__WHAT IS REQUIRED__:
Repeat the full listing below verbatim and keep the images out.

__MATERIAL PROVIDED__:
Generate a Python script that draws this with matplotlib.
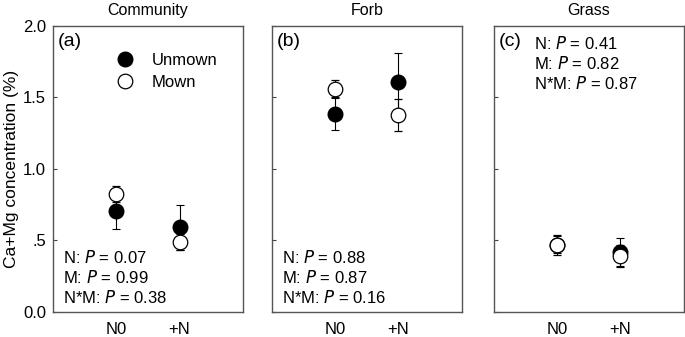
import matplotlib
matplotlib.use('Agg')
import matplotlib.pyplot as plt
from matplotlib.lines import Line2D
import numpy as np

plt.rcParams['font.family'] = ['Liberation Sans', 'DejaVu Sans']

# data
panels = ['Community', 'Forb', 'Grass']
letters = ['(a)', '(b)', '(c)']
groups = ['N0', '+N']
unmown = [[0.706, 0.592], [1.385, 1.611], [0.47, 0.42]]
unmown_err = [[0.125, 0.155], [0.11, 0.20], [0.06, 0.10]]
mown = [[0.825, 0.487], [1.56, 1.378], [0.47, 0.39]]
mown_err = [[0.055, 0.055], [0.06, 0.112], [0.07, 0.075]]
pvals = [['0.07', '0.99', '0.38'], ['0.88', '0.87', '0.16'], ['0.41', '0.82', '0.87']]

fs = 12
fig = plt.figure(figsize=(6.85, 3.37), dpi=100)
lefts = [0.0774, 0.397, 0.721]
x = np.array([1, 2])
for i in range(3):
    ax = fig.add_axes([lefts[i], 0.0742, 0.277, 0.8487])
    ax.errorbar(x, unmown[i], yerr=unmown_err[i], fmt='o', color='black', mfc='black',
                mec='black', ms=10.5, capsize=3, elinewidth=0.8, capthick=0.8, zorder=3)
    ax.errorbar(x, mown[i], yerr=mown_err[i], fmt='o', color='black', mfc='white',
                mec='black', ms=10.5, mew=0.9, capsize=3, elinewidth=0.8, capthick=0.8,
                zorder=4)
    ax.set_xlim(0, 3)
    ax.set_ylim(0, 2)
    ax.set_xticks(x)
    ax.set_xticklabels(groups, fontsize=fs)
    ax.tick_params(axis='x', length=0, pad=7)
    ax.set_yticks([0, 0.5, 1.0, 1.5, 2.0])
    ax.tick_params(axis='y', direction='in', length=3, width=0.8, color='#444444', pad=5)
    if i == 0:
        ax.set_yticklabels(['0.0', '.5', '1.0', '1.5', '2.0'], fontsize=fs)
        ax.set_ylabel('Ca+Mg concentration (%)', fontsize=12.5, labelpad=3)
    else:
        ax.set_yticklabels([])
    for s in ax.spines.values():
        s.set_color('#555555')
        s.set_linewidth(1.0)
    ax.set_title(panels[i], fontsize=11.5, pad=8)
    ax.text(0.025, 0.975, letters[i], transform=ax.transAxes, fontsize=14, va='top', ha='left')
    lines = ['N: $\\it{P}$ = ' + pvals[i][0], 'M: $\\it{P}$ = ' + pvals[i][1],
             'N*M: $\\it{P}$ = ' + pvals[i][2]]
    if i < 2:
        for k, t in enumerate(lines):
            ax.text(0.055, 0.192 - k * 0.071, t, transform=ax.transAxes, fontsize=fs,
                    va='center', ha='left')
    else:
        for k, t in enumerate(lines):
            ax.text(0.21, 0.94 - k * 0.07, t, transform=ax.transAxes, fontsize=fs,
                    va='center', ha='left')
    if i == 0:
        handles = [Line2D([], [], marker='o', ls='none', mfc='black', mec='black', ms=10.5),
                   Line2D([], [], marker='o', ls='none', mfc='white', mec='black', ms=10.5,
                          mew=0.9)]
        ax.legend(handles, ['Unmown', 'Mown'], loc='upper left', bbox_to_anchor=(0.3, 0.93),
                  frameon=False, fontsize=fs, handlelength=1.0, handletextpad=1.1,
                  labelspacing=0.45, borderaxespad=0)

fig.savefig('out.png', dpi=100)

__RESPONSE TO THE TASK__:
Generate a Python script that draws this with matplotlib.
import matplotlib
matplotlib.use('Agg')
import matplotlib.pyplot as plt
from matplotlib.lines import Line2D
import numpy as np

plt.rcParams['font.family'] = ['Liberation Sans', 'DejaVu Sans']

# data
panels = ['Community', 'Forb', 'Grass']
letters = ['(a)', '(b)', '(c)']
groups = ['N0', '+N']
unmown = [[0.706, 0.592], [1.385, 1.611], [0.47, 0.42]]
unmown_err = [[0.125, 0.155], [0.11, 0.20], [0.06, 0.10]]
mown = [[0.825, 0.487], [1.56, 1.378], [0.47, 0.39]]
mown_err = [[0.055, 0.055], [0.06, 0.112], [0.07, 0.075]]
pvals = [['0.07', '0.99', '0.38'], ['0.88', '0.87', '0.16'], ['0.41', '0.82', '0.87']]

fs = 12
fig = plt.figure(figsize=(6.85, 3.37), dpi=100)
lefts = [0.0774, 0.397, 0.721]
x = np.array([1, 2])
for i in range(3):
    ax = fig.add_axes([lefts[i], 0.0742, 0.277, 0.8487])
    ax.errorbar(x, unmown[i], yerr=unmown_err[i], fmt='o', color='black', mfc='black',
                mec='black', ms=10.5, capsize=3, elinewidth=0.8, capthick=0.8, zorder=3)
    ax.errorbar(x, mown[i], yerr=mown_err[i], fmt='o', color='black', mfc='white',
                mec='black', ms=10.5, mew=0.9, capsize=3, elinewidth=0.8, capthick=0.8,
                zorder=4)
    ax.set_xlim(0, 3)
    ax.set_ylim(0, 2)
    ax.set_xticks(x)
    ax.set_xticklabels(groups, fontsize=fs)
    ax.tick_params(axis='x', length=0, pad=7)
    ax.set_yticks([0, 0.5, 1.0, 1.5, 2.0])
    ax.tick_params(axis='y', direction='in', length=3, width=0.8, color='#444444', pad=5)
    if i == 0:
        ax.set_yticklabels(['0.0', '.5', '1.0', '1.5', '2.0'], fontsize=fs)
        ax.set_ylabel('Ca+Mg concentration (%)', fontsize=12.5, labelpad=3)
    else:
        ax.set_yticklabels([])
    for s in ax.spines.values():
        s.set_color('#555555')
        s.set_linewidth(1.0)
    ax.set_title(panels[i], fontsize=11.5, pad=8)
    ax.text(0.025, 0.975, letters[i], transform=ax.transAxes, fontsize=14, va='top', ha='left')
    lines = ['N: $\\it{P}$ = ' + pvals[i][0], 'M: $\\it{P}$ = ' + pvals[i][1],
             'N*M: $\\it{P}$ = ' + pvals[i][2]]
    if i < 2:
        for k, t in enumerate(lines):
            ax.text(0.055, 0.192 - k * 0.071, t, transform=ax.transAxes, fontsize=fs,
                    va='center', ha='left')
    else:
        for k, t in enumerate(lines):
            ax.text(0.21, 0.94 - k * 0.07, t, transform=ax.transAxes, fontsize=fs,
                    va='center', ha='left')
    if i == 0:
        handles = [Line2D([], [], marker='o', ls='none', mfc='black', mec='black', ms=10.5),
                   Line2D([], [], marker='o', ls='none', mfc='white', mec='black', ms=10.5,
                          mew=0.9)]
        ax.legend(handles, ['Unmown', 'Mown'], loc='upper left', bbox_to_anchor=(0.3, 0.93),
                  frameon=False, fontsize=fs, handlelength=1.0, handletextpad=1.1,
                  labelspacing=0.45, borderaxespad=0)

fig.savefig('out.png', dpi=100)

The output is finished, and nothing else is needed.